» **Data excerpt**
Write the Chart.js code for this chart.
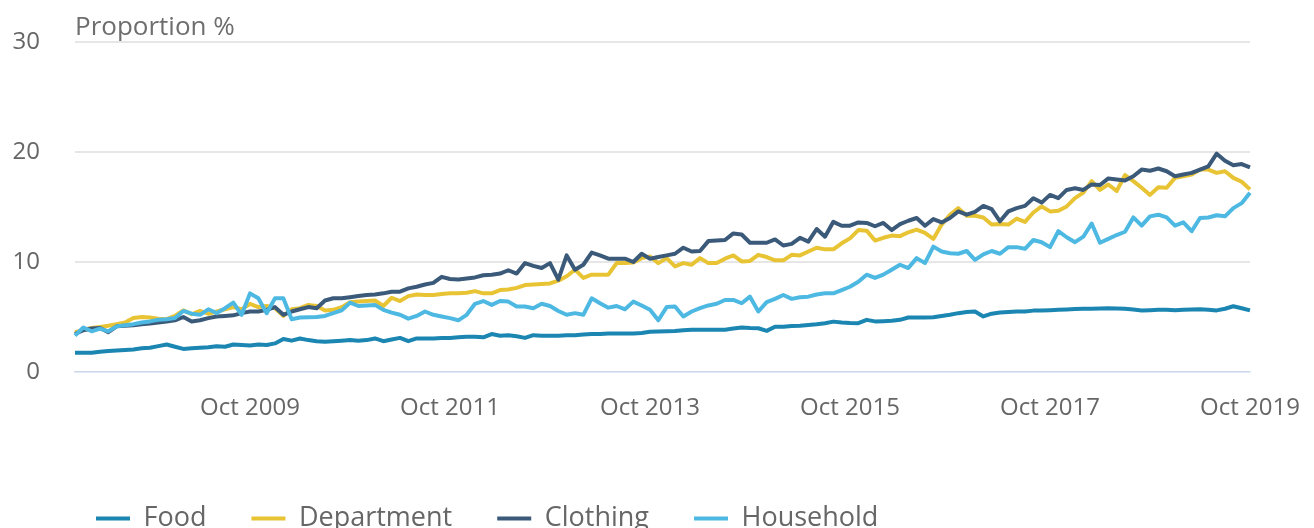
<!DOCTYPE html>
<html>
<head>
<meta charset="utf-8">
<script src="https://cdn.jsdelivr.net/npm/chart.js@4.4.1/dist/chart.umd.min.js"></script>
<style>
  html, body { margin: 0; padding: 0; background: #fff; }
  #wrap { width: 1314px; height: 528px; position: relative; }
</style>
</head>
<body>
<div id="wrap"><canvas id="salesChart"></canvas></div>
<script>
// monthly categories, Jan 2008 to Oct 2019
const monthNames = ['Jan', 'Feb', 'Mar', 'Apr', 'May', 'Jun', 'Jul', 'Aug', 'Sep', 'Oct', 'Nov', 'Dec'];
const labels = [];
for (let y = 2008; y <= 2019; y++) {
    for (let m = 0; m < 12; m++) {
        if (y === 2019 && m > 9) break;
        labels.push(monthNames[m] + ' ' + y);
    }
}
const tickLabels = ['Oct 2009', 'Oct 2011', 'Oct 2013', 'Oct 2015', 'Oct 2017', 'Oct 2019'];

const food = [
    1.75, 1.75, 1.75, 1.85, 1.9, 1.95, 2.0, 2.05, 2.15, 2.2, 2.35, 2.5,
    2.3, 2.1, 2.15, 2.2, 2.25, 2.35, 2.3, 2.5, 2.45, 2.4, 2.5, 2.45,
    2.6, 3.0, 2.85, 3.05, 2.9, 2.8, 2.75, 2.8, 2.85, 2.9, 2.85, 2.9,
    3.05, 2.8, 2.95, 3.1, 2.8, 3.05, 3.05, 3.05, 3.1, 3.1, 3.15, 3.2,
    3.2, 3.15, 3.45, 3.3, 3.35, 3.25, 3.1, 3.35, 3.3, 3.3, 3.3, 3.35,
    3.35, 3.4, 3.45, 3.45, 3.5, 3.5, 3.5, 3.5, 3.55, 3.65, 3.68, 3.7,
    3.72, 3.8, 3.83, 3.83, 3.83, 3.85, 3.85, 3.95, 4.04, 4.0, 3.98, 3.74,
    4.12, 4.12, 4.18, 4.2, 4.28, 4.35, 4.44, 4.58, 4.5, 4.45, 4.44, 4.74,
    4.6, 4.62, 4.65, 4.74, 4.95, 4.95, 4.95, 4.98, 5.1, 5.2, 5.35, 5.45,
    5.5, 5.05, 5.3, 5.4, 5.45, 5.5, 5.5, 5.58, 5.6, 5.62, 5.65, 5.68,
    5.72, 5.75, 5.75, 5.78, 5.8, 5.78, 5.75, 5.68, 5.6, 5.62, 5.65, 5.65,
    5.62, 5.65, 5.68, 5.7, 5.65, 5.6, 5.75, 5.98, 5.8, 5.6
];
const department = [
    3.6, 3.85, 4.0, 4.1, 4.2, 4.35, 4.5, 4.9, 5.0, 4.95, 4.85, 4.8,
    5.1, 5.6, 5.25, 5.55, 5.3, 5.5, 5.7, 5.9, 5.7, 6.2, 5.9, 6.0,
    5.8, 5.1, 5.7, 5.8, 6.1, 6.0, 5.6, 5.65, 5.9, 6.35, 6.4, 6.45,
    6.5, 6.0, 6.75, 6.45, 6.9, 7.05, 7.0, 7.0, 7.1, 7.15, 7.15, 7.2,
    7.35, 7.15, 7.15, 7.45, 7.5, 7.65, 7.9, 7.95, 8.0, 8.05, 8.3, 8.7,
    9.3, 8.55, 8.85, 8.85, 8.85, 9.9, 9.9, 9.95, 10.35, 10.5, 9.9, 10.35,
    9.6, 9.9, 9.75, 10.35, 9.9, 9.9, 10.3, 10.6, 10.05, 10.1, 10.65, 10.45,
    10.15, 10.15, 10.65, 10.6, 10.95, 11.3, 11.15, 11.15, 11.7, 12.15, 12.9, 12.85,
    11.95, 12.2, 12.4, 12.35, 12.7, 12.95, 12.65, 12.1, 13.4, 14.3, 14.9, 14.2,
    14.2, 14.05, 13.4, 13.45, 13.4, 13.95, 13.65, 14.5, 15.05, 14.6, 14.65, 15.05,
    15.8, 16.3, 17.35, 16.55, 17.05, 16.45, 17.9, 17.35, 16.75, 16.1, 16.8, 16.75,
    17.65, 17.8, 17.95, 18.4, 18.4, 18.1, 18.25, 17.65, 17.3, 16.6
];
const clothing = [
    3.45, 3.8, 3.95, 4.0, 3.62, 4.15, 4.2, 4.25, 4.35, 4.4, 4.5, 4.6,
    4.7, 5.0, 4.6, 4.7, 4.9, 5.05, 5.1, 5.15, 5.35, 5.5, 5.5, 5.65,
    5.9, 5.2, 5.5, 5.7, 5.9, 5.8, 6.5, 6.7, 6.7, 6.8, 6.9, 7.0,
    7.05, 7.15, 7.3, 7.3, 7.6, 7.75, 7.95, 8.1, 8.65, 8.45, 8.4, 8.5,
    8.6, 8.8, 8.85, 8.95, 9.25, 8.95, 9.9, 9.65, 9.45, 9.9, 8.4, 10.6,
    9.3, 9.75, 10.85, 10.6, 10.3, 10.3, 10.3, 10.0, 10.75, 10.3, 10.45, 10.6,
    10.75, 11.3, 10.95, 11.0, 11.9, 11.95, 12.0, 12.6, 12.5, 11.75, 11.75, 11.75,
    12.05, 11.5, 11.65, 12.2, 11.85, 13.0, 12.3, 13.65, 13.3, 13.3, 13.6, 13.55,
    13.25, 13.55, 12.9, 13.45, 13.75, 14.0, 13.3, 13.9, 13.6, 14.0, 14.6, 14.3,
    14.55, 15.1, 14.8, 13.7, 14.6, 14.9, 15.1, 15.8, 15.4, 16.1, 15.8, 16.55,
    16.7, 16.55, 17.05, 17.0, 17.6, 17.5, 17.4, 17.8, 18.4, 18.3, 18.5, 18.25,
    17.8, 17.95, 18.1, 18.4, 18.7, 19.85, 19.2, 18.8, 18.9, 18.6
];
const household = [
    3.3, 4.05, 3.7, 3.95, 3.7, 4.15, 4.25, 4.35, 4.5, 4.6, 4.75, 4.8,
    4.9, 5.55, 5.3, 5.2, 5.7, 5.35, 5.8, 6.3, 5.2, 7.15, 6.7, 5.35,
    6.7, 6.7, 4.8, 4.95, 4.97, 5.0, 5.1, 5.35, 5.6, 6.3, 6.0, 6.05,
    6.1, 5.65, 5.4, 5.2, 4.85, 5.1, 5.5, 5.2, 5.05, 4.9, 4.7, 5.2,
    6.2, 6.45, 6.1, 6.45, 6.4, 5.95, 5.95, 5.8, 6.2, 6.0, 5.55, 5.2,
    5.35, 5.2, 6.7, 6.25, 5.85, 6.0, 5.7, 6.4, 6.05, 5.65, 4.7, 5.9,
    5.95, 5.05, 5.5, 5.8, 6.05, 6.2, 6.55, 6.55, 6.25, 6.85, 5.5, 6.35,
    6.65, 7.0, 6.65, 6.8, 6.85, 7.05, 7.15, 7.15, 7.45, 7.75, 8.2, 8.85,
    8.55, 8.85, 9.3, 9.75, 9.45, 10.35, 9.9, 11.4, 10.95, 10.8, 10.75, 11.0,
    10.2, 10.7, 11.0, 10.75, 11.35, 11.35, 11.2, 12.0, 11.8, 11.35, 12.8, 12.25,
    11.8, 12.3, 13.5, 11.75, 12.1, 12.45, 12.75, 14.05, 13.3, 14.15, 14.3, 14.05,
    13.3, 13.6, 12.8, 14.0, 14.05, 14.25, 14.15, 14.9, 15.35, 16.3
];

const FONT = "'Open Sans', sans-serif";
const TEXT = '#666666';

// move the legend under the plot, starting near the left edge
const legendNudge = {
    id: 'legendNudge',
    afterLayout(chart) {
        chart.legend.left = 51;
        chart.legend.top += 14;
    }
};

function line(label, data, color, order) {
    return {
        label: label,
        data: data,
        borderColor: color,
        backgroundColor: color,
        borderWidth: 4,
        pointRadius: 0,
        pointHoverRadius: 0,
        pointStyle: 'line',
        tension: 0,
        fill: false,
        borderJoinStyle: 'round',
        order: order
    };
}

const ctx = document.getElementById('salesChart');
new Chart(ctx, {
    type: 'line',
    data: {
        labels: labels,
        datasets: [
            line('Food', food, '#1a86b1', 4),
            line('Department', department, '#e8c435', 3),
            line('Clothing', clothing, '#3b5a7a', 2),
            line('Household', household, '#4db9e2', 1)
        ]
    },
    plugins: [legendNudge],
    options: {
        responsive: true,
        maintainAspectRatio: false,
        animation: false,
        events: [],
        layout: { padding: { left: 0, right: 64, top: 0, bottom: 0 } },
        plugins: {
            tooltip: { enabled: false },
            title: {
                display: true,
                text: 'Proportion %',
                align: 'start',
                fullSize: false,
                color: '#6e6e6e',
                font: { family: FONT, size: 26, weight: 'normal', lineHeight: 1 },
                padding: { top: 15, bottom: 1 }
            },
            legend: {
                position: 'bottom',
                align: 'start',
                labels: {
                    usePointStyle: true,
                    pointStyleWidth: 34,
                    padding: 45,
                    color: TEXT,
                    font: { family: FONT, size: 27 },
                    sort: (a, b) => a.datasetIndex - b.datasetIndex
                }
            }
        },
        scales: {
            x: {
                type: 'category',
                afterFit: (scale) => { scale.height = 74; },
                border: { display: true, color: '#ccd6eb', width: 1.5 },
                grid: {
                    drawOnChartArea: false,
                    drawTicks: true,
                    tickLength: 10,
                    color: (c) => tickLabels.includes(labels[c.index]) ? '#ccd6eb' : 'rgba(0,0,0,0)',
                    lineWidth: 1.5
                },
                ticks: {
                    autoSkip: false,
                    maxRotation: 0,
                    padding: 12,
                    color: TEXT,
                    font: { family: FONT, size: 24 },
                    callback: (value, index) => tickLabels.includes(labels[index]) ? labels[index] : null
                }
            },
            y: {
                min: 0,
                max: 30,
                afterFit: (scale) => {
                    scale.width = 75;
                    scale.paddingTop = 14;
                    scale.paddingBottom = 14;
                },
                border: { display: false },
                grid: {
                    drawTicks: false,
                    color: (c) => c.tick.value === 0 ? 'rgba(0,0,0,0)' : '#e6e6e6',
                    lineWidth: 2
                },
                ticks: {
                    stepSize: 10,
                    padding: 35,
                    color: TEXT,
                    font: { family: FONT, size: 24 }
                }
            }
        }
    }
});
</script>
</body>
</html>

» **Exercise goal**
In the data above, please extract the lines from the first one through the line with "const tickLabels = ['Oct", exactly, and keep pictures out.

» **Solution below**
Write the Chart.js code for this chart.
<!DOCTYPE html>
<html>
<head>
<meta charset="utf-8">
<script src="https://cdn.jsdelivr.net/npm/chart.js@4.4.1/dist/chart.umd.min.js"></script>
<style>
  html, body { margin: 0; padding: 0; background: #fff; }
  #wrap { width: 1314px; height: 528px; position: relative; }
</style>
</head>
<body>
<div id="wrap"><canvas id="salesChart"></canvas></div>
<script>
// monthly categories, Jan 2008 to Oct 2019
const monthNames = ['Jan', 'Feb', 'Mar', 'Apr', 'May', 'Jun', 'Jul', 'Aug', 'Sep', 'Oct', 'Nov', 'Dec'];
const labels = [];
for (let y = 2008; y <= 2019; y++) {
    for (let m = 0; m < 12; m++) {
        if (y === 2019 && m > 9) break;
        labels.push(monthNames[m] + ' ' + y);
    }
}
const tickLabels = ['Oct 2009', 'Oct 2011', 'Oct 2013', 'Oct 2015', 'Oct 2017', 'Oct 2019'];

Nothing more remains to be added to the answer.